In the Pursuit of Culture, History and Architecture in Central Europe, Hungary
We had many opportunities to enjoy the program with Hungarian students, and the experience helped me develop in several respects. Of course, I learned a lot from the lectures, but I think I learned more from the Hungarian students, both directly and indirectly.
Through them I was able to see a part of Hungary, and understand what the country is actually like. Compared with Japan, I found similarities as well as differences. Hungarian students were full of hospitality, hardworking, and a little bit shy. My impression was that they seemed to be more similar to Japanese people than to Americans. I found it interesting that Japanese and Hungarians share some experiences in childhood, as we both watched Japanese anime and read Japanese manga when we were younger. Japanese culture has had a bigger influence than I expected and it was an opportunity to appreciate Japanese culture again. I think that the biggest difference is that Hungary is exposed to other countries. I understood that immigration was actually a big issue for them by participating in an active debate about it during a lecture. I aquired new perspectives and I realized that the issue was a familiar one. That is why I am interested in immigration and discussed it in my essay. I used to not pay attention to immigration problems even though there has been discussion about whether accepting immigrants into Japan is a good solution to our decreasing population.

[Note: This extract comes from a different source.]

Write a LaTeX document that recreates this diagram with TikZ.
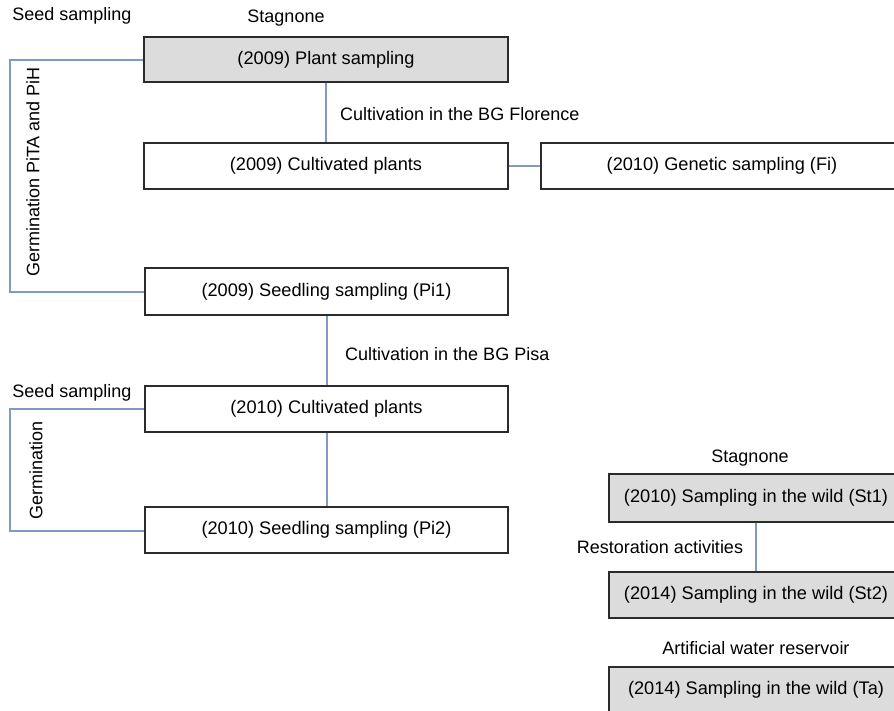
\documentclass[tikz,border=0pt]{standalone}
\usepackage{fontspec}
\setmainfont{Liberation Sans}
\definecolor{conn}{HTML}{7F9BC2}
\definecolor{boxline}{HTML}{2B2B2B}
\definecolor{boxfill}{HTML}{DCDCDC}
\begin{document}
\begin{tikzpicture}[x=1pt,y=-1pt,
  every node/.style={font=\fontsize{18}{21}\selectfont, inner sep=0pt},
  stepbox/.style={draw=boxline, line width=1.8pt, fill=white, minimum height=46pt, anchor=center, font=\fontsize{18.2}{22}\selectfont},
  graybox/.style={stepbox, fill=boxfill},
  conn/.style={draw=conn, line width=2pt},
  lbl/.style={text=black}]
\useasboundingbox (0,0) rectangle (894,711);
\clip (0,0) rectangle (894,711);
\fill[white] (0,0) rectangle (894,711);

% left column
\node[graybox, minimum width=364pt, minimum height=45pt] (A) at (326,59.5) {(2009) Plant sampling};
\node[stepbox, minimum width=364pt] (B) at (326,166) {(2009) Cultivated plants};
\node[stepbox, minimum width=362pt] (C) at (722,166) {(2010) Genetic sampling (Fi)};
\node[stepbox, minimum width=363pt, minimum height=47pt] (D) at (326.5,291.5) {(2009) Seedling sampling (Pi1)};
\node[stepbox, minimum width=363pt] (E) at (326.5,409) {(2010) Cultivated plants};
\node[stepbox, minimum width=363pt] (F) at (326.5,530) {(2010) Seedling sampling (Pi2)};

% right column
\node[graybox, minimum width=294pt, minimum height=48pt] (S1) at (756,498) {(2010) Sampling in the wild (St1)};
\node[graybox, minimum width=294pt] (S2) at (756,595) {(2014) Sampling in the wild (St2)};
\node[graybox, minimum width=294pt] (T) at (756,690) {(2014) Sampling in the wild (Ta)};

% labels
\node[lbl] (lstag1) at (286,18) {Stagnone};
\node[lbl] (lseed1) at (72,16) {Seed sampling};
\node[lbl, anchor=west] (lflor) at (340,114) {Cultivation in the BG Florence};
\node[lbl, rotate=90] (lgerm1) at (33,172) {Germination PiTA and PiH};
\node[lbl, anchor=west] (lpisa) at (345,354) {Cultivation in the BG Pisa};
\node[lbl] (lseed2) at (72,393) {Seed sampling};
\node[lbl, rotate=90] (lgerm2) at (36,470) {Germination};
\node[lbl] (lstag2) at (750,458) {Stagnone};
\node[lbl] (lrest) at (660,547) {Restoration activities};
\node[lbl] (lart) at (756,648) {Artificial water reservoir};

% brackets
\coordinate (k1) at (10,60);
\coordinate (k2) at (10,292);
\coordinate (k3) at (10,409);
\coordinate (k4) at (10,531);
\draw[conn] (A.west |- k1) -- (k1) -- (k2) -- (D.west |- k2);
\draw[conn] (E.west |- k3) -- (k3) -- (k4) -- (F.west |- k4);

% connectors
\draw[conn] (A.south) -- (B.north);
\draw[conn] (B.east) -- (C.west);
\draw[conn] (D.south) -- (E.north);
\draw[conn] (E.south) -- (F.north);
\draw[conn] (S1.south) -- (S2.north);
\end{tikzpicture}
\end{document}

I learned the joy of trying to communicate with people from different cultures. I found out that my English being poor is not such a big problem when I go abroad and make friends with those who live there. It was my first time to communicate with non-native speakers in English. I think international communication is similar to this since there are more non-native speakers of English than there are native speakers in the world. I realized that I should be more careful about what I percieve about others. When I talk with Japanese people, I mainly pay attention to what I say. However, when talking with people in a different culture, the way you talk and the context are really important. Information that is not spoken, and only implied by context is also important. If I really wanted to communicate, I found that it was not so difficult. On the contrary, I became confident when talking with foreign people. As the next step in this journey, I will keep improving my English.

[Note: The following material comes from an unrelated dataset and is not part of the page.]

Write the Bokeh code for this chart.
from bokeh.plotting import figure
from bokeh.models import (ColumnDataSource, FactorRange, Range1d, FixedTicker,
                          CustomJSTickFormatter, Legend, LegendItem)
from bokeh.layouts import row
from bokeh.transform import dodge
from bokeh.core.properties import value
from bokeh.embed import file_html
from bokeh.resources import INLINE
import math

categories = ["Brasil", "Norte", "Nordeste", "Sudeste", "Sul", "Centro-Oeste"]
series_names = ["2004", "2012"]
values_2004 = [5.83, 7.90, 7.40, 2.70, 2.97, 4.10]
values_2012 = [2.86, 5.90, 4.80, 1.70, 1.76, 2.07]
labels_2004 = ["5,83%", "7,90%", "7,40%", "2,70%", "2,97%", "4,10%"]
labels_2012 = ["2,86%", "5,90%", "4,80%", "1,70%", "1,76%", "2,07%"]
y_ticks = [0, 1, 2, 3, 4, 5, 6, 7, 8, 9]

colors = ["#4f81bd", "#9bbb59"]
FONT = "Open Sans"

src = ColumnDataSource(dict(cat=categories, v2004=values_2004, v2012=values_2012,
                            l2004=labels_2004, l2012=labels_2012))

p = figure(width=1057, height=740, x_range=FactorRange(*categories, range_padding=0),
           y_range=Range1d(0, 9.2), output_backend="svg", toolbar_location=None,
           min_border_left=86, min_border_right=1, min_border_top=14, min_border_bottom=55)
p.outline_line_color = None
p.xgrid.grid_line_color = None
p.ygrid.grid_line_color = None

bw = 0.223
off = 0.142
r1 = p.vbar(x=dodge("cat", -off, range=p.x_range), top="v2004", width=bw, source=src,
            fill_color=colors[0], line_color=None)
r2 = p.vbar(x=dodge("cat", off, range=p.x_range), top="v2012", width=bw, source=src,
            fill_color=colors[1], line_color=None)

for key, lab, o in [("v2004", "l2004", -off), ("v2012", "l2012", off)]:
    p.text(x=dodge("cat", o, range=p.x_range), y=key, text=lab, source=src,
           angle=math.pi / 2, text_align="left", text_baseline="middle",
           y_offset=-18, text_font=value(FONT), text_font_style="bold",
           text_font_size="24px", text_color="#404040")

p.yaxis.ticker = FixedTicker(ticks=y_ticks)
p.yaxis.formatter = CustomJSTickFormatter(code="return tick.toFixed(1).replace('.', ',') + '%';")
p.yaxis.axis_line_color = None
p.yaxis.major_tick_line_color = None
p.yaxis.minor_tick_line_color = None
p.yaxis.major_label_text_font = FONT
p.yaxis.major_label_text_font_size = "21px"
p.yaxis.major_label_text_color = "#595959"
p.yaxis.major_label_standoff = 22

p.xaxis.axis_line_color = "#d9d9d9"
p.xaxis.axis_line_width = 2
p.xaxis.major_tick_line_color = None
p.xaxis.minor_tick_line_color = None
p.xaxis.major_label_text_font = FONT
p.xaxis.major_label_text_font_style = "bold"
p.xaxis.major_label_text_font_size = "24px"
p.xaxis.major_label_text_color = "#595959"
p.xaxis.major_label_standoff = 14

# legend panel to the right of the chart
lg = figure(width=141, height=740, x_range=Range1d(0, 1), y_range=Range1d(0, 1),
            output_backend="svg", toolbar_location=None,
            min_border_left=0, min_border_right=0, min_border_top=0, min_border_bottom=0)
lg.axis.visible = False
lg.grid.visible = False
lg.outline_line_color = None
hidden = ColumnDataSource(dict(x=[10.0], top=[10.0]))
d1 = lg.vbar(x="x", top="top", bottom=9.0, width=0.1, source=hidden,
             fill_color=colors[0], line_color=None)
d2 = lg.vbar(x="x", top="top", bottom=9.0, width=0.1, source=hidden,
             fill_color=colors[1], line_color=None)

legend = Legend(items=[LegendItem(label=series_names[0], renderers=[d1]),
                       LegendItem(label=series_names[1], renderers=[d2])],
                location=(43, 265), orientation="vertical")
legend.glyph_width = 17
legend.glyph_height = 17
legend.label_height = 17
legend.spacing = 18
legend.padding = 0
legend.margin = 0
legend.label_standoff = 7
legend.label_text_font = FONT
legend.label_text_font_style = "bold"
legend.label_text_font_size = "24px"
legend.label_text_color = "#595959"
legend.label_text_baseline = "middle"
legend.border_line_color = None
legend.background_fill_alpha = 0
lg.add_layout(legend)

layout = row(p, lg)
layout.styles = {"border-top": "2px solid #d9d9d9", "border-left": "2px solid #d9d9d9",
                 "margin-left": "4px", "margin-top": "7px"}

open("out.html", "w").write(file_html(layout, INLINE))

I also aquired the motivation to study harder by watching the hardworking students I met on the program. I was impressed that some of them had prepared for the presentation beforehand. The notebooks for studying Japanese that some students showed me were also impressive. All the students were very willing to learn and understand different cultures. I realized that I have to work harder and more actively. I had some opportunities to talk with the Hungarian students about dreams and our futures, and it encouraged me to continue developing myself even after I return to Japan.